VATICAN CITY (CNS) — While the medical world makes technological advancements, it must not forget the power of love and affection in helping those with autism and their families, said Archbishop Zygmunt Zimowski.

“Faced with the problems and difficulties that these children and their parents encounter, the church proposes, with humility, an approach of service to one’s suffering brethren, accompanying them with compassion and tenderness,” he said. Parishes, Catholic associations, lay movements and people of good will can all work together in providing such forms of service, he said.

The archbishop, president of the Pontifical Council for Health Care Ministry, made his comments in a written message marking World Autism Awareness Day April 2.

[hotblock]

The stereotypes associated with those diagnosed with autism require “profound revision,” he said.

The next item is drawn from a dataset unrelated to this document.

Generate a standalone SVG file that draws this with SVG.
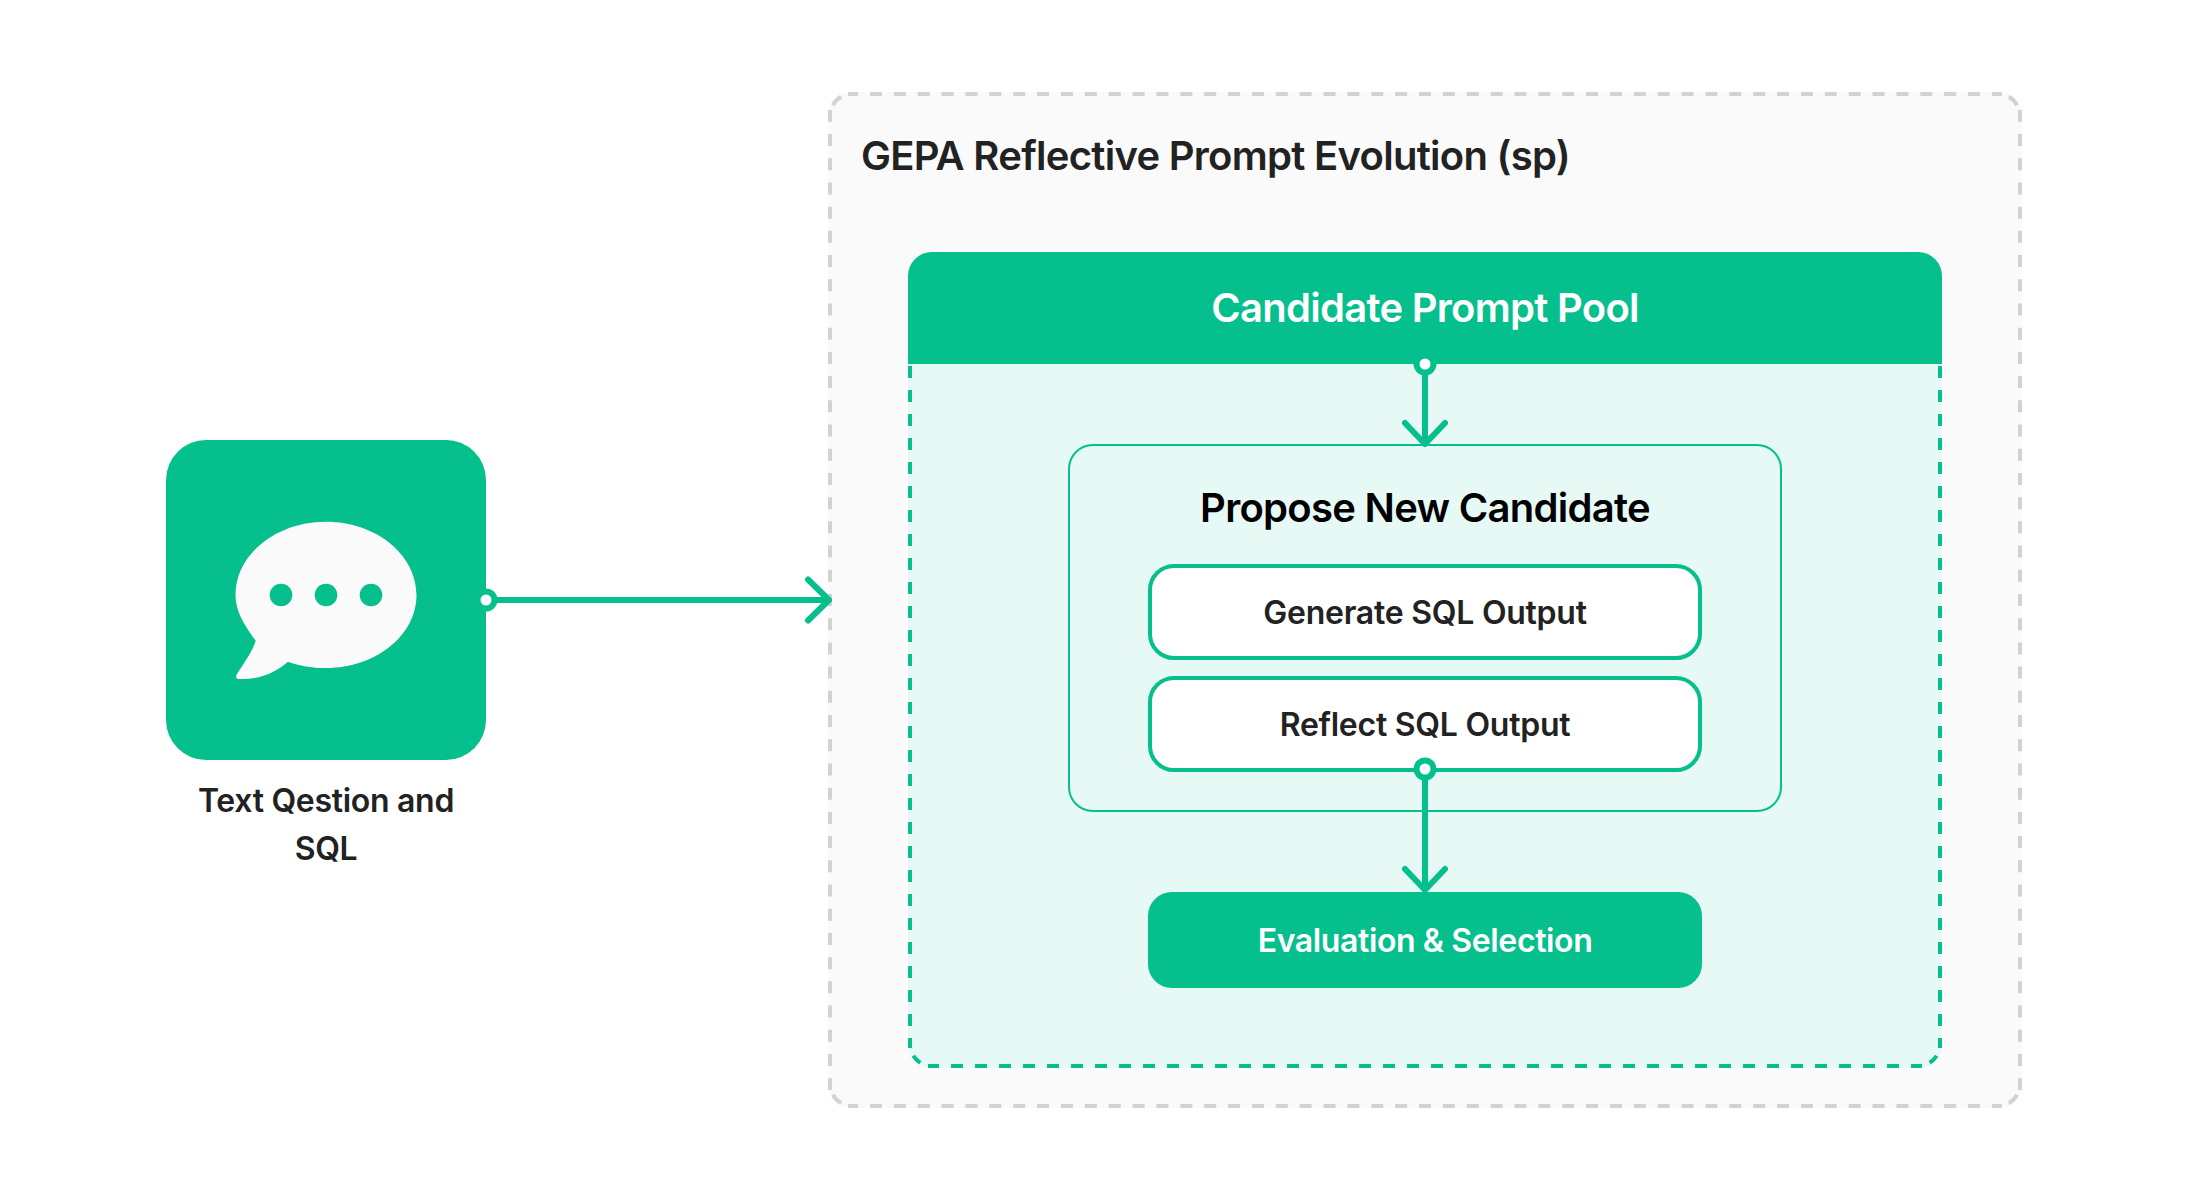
<svg xmlns="http://www.w3.org/2000/svg" width="2188" height="1200" viewBox="0 0 2188 1200">
<defs>
<style>
text{font-family:"Inter","Liberation Sans",sans-serif;text-anchor:middle}
.t40{font-size:40px;font-weight:600;letter-spacing:-0.72px}
.t32{font-size:32px;font-weight:600;letter-spacing:-0.25px}
.dark{fill:#222222}
.white{fill:#ffffff}
.conn{fill:none;stroke:#05BF8D;stroke-width:6;stroke-linecap:round;stroke-linejoin:round}
.port{fill:#ffffff;stroke:#05BF8D;stroke-width:6}
.inner{fill:#ffffff;stroke:#05BF8D;stroke-width:4}
.grey{fill:none;stroke:#D2D2D2;stroke-width:4}
.green{fill:none;stroke:#05BF8D;stroke-width:4}
</style>
</defs>
<rect width="2188" height="1200" fill="#ffffff"/>
<g id="container">
<rect x="828" y="92" width="1194" height="1016" rx="24" fill="#FAFAFA"/>
<path class="grey" stroke-dasharray="12 11.87" stroke-dashoffset="1.87" d="M848 94H2002"/>
<path class="grey" stroke-dasharray="12 11.87" stroke-dashoffset="1.87" d="M848 1106H2002"/>
<path class="grey" stroke-dasharray="12 12.21" stroke-dashoffset="0.21" d="M830 110V1090"/>
<path class="grey" stroke-dasharray="12 12.21" stroke-dashoffset="0.21" d="M2020 110V1090"/>
<path class="grey" d="M832.800 105.200A22 22 0 0 1 841.200 96.800M2008.800 96.800A22 22 0 0 1 2017.200 105.200M2017.200 1094.800A22 22 0 0 1 2008.800 1103.200M841.200 1103.200A22 22 0 0 1 832.800 1094.800"/>
<text class="t40 dark" x="861" y="170" style="text-anchor:start">GEPA Reflective Prompt Evolution (sp)</text>
</g>
<g id="pool">
<path d="M908 364V1044a24 24 0 0 0 24 24H1918a24 24 0 0 0 24-24V364Z" fill="#E6F9F4"/>
<path class="green" stroke-dasharray="12 12" d="M910 366V1048"/>
<path class="green" stroke-dasharray="12 12" d="M1940 366V1048"/>
<path class="green" stroke-dasharray="12 12" stroke-dashoffset="1" d="M928 1066H1922"/>
<path class="green" d="M913.300 1055.700A22 22 0 0 0 920.300 1062.700M1929.700 1062.700A22 22 0 0 0 1936.700 1055.700"/>
<path d="M908 364V276a24 24 0 0 1 24-24H1918a24 24 0 0 1 24 24V364Z" fill="#05BF8D"/>
<text class="t40 white" x="1425" y="322">Candidate Prompt Pool</text>
</g>
<g id="question">
<rect x="166" y="440" width="320" height="320" rx="40" fill="#05BF8D"/>
<path d="M255.700 640.700C243 624 235.500 610 235.500 595C235.500 554.700 276 521.700 326 521.700C376 521.700 416.500 554.700 416.500 595C416.500 635.300 376 668 326 668C312 668 299 665.700 288 661.700C275 673 258 680 239 679C235.500 679 235.500 676.500 237 674C246 660 253 650 255.700 640.700Z" fill="#FAFAFA"/>
<circle cx="281" cy="595" r="11.300" fill="#05BF8D"/>
<circle cx="326" cy="595" r="11.300" fill="#05BF8D"/>
<circle cx="371" cy="595" r="11.300" fill="#05BF8D"/>
<text class="t32 dark" x="326" y="812" style="letter-spacing:-0.3px">Text Qestion and</text>
<text class="t32 dark" x="326" y="860" style="letter-spacing:-0.3px">SQL</text>
</g>
<g id="propose">
<rect x="1069" y="445" width="712" height="366" rx="24" fill="#E6F9F4" stroke="#05BF8D" stroke-width="2"/>
<text class="t40" x="1425" y="522" fill="#000000">Propose New Candidate</text>
</g>
<g id="generate">
<rect class="inner" x="1150" y="566" width="550" height="92" rx="24"/>
<text class="t32 dark" x="1425" y="624">Generate SQL Output</text>
</g>
<g id="reflect">
<rect class="inner" x="1150" y="678" width="550" height="92" rx="24"/>
<text class="t32 dark" x="1425" y="736">Reflect SQL Output</text>
</g>
<g id="evaluation">
<rect x="1148" y="892" width="554" height="96" rx="24" fill="#05BF8D"/>
<text class="t32 white" x="1425" y="952" style="letter-spacing:-0.38px">Evaluation &amp; Selection</text>
</g>
<g id="connectors">
<path class="conn" d="M486 600H829M808 579.500L829 600L808 620.500"/>
<path class="conn" d="M1425 364V444M1405 423L1425 444L1445 423"/>
<path class="conn" d="M1425 770V890M1405 869L1425 890L1445 869"/>
<circle class="port" cx="486" cy="600" r="8.500"/>
<circle class="port" cx="1425" cy="364" r="8.500"/>
<circle class="port" cx="1425" cy="769" r="8.500"/>
</g>
</svg>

Sometimes just the word — autism — “still generates fear today” even in cultures that have begun to accept many kinds of disabilities, the archbishop said in his message.

Social stigmas already isolate people who are ill or disabled, making them feel irrelevant or alien to the rest of the community, he said.

The solitude and loneliness evident in the larger culture are also becoming “ever more present in modern health care,” too, he said.

Health care in developed countries, while “perfect in its technical aspects,” he said, is “increasingly deprived of and not attentive to the affective dimension, which instead should be the defining aspect of every therapeutic action or approach.”

Heath care workers need to avoid making a patient “feel like a number” and instead concretely convey through their actions, attitudes and words an affection and closeness to the patient and his or her family while never losing sight of the whole person and his or her dignity, the archbishop said.

“No procedure, no matter how perfect it may be, can be effective if it is deprived of the ‘salt’ of love,” he said.

Bringing joy and peace to patients and their families, as well as effective care, “is the best outcome that will enrich all of us,” he said.

Society and the local church need to look at ways they can welcome autistic children and help these young people contribute to social, educational, catechetical and liturgical activities in a way that corresponds to each individual’s unique capabilities, he added.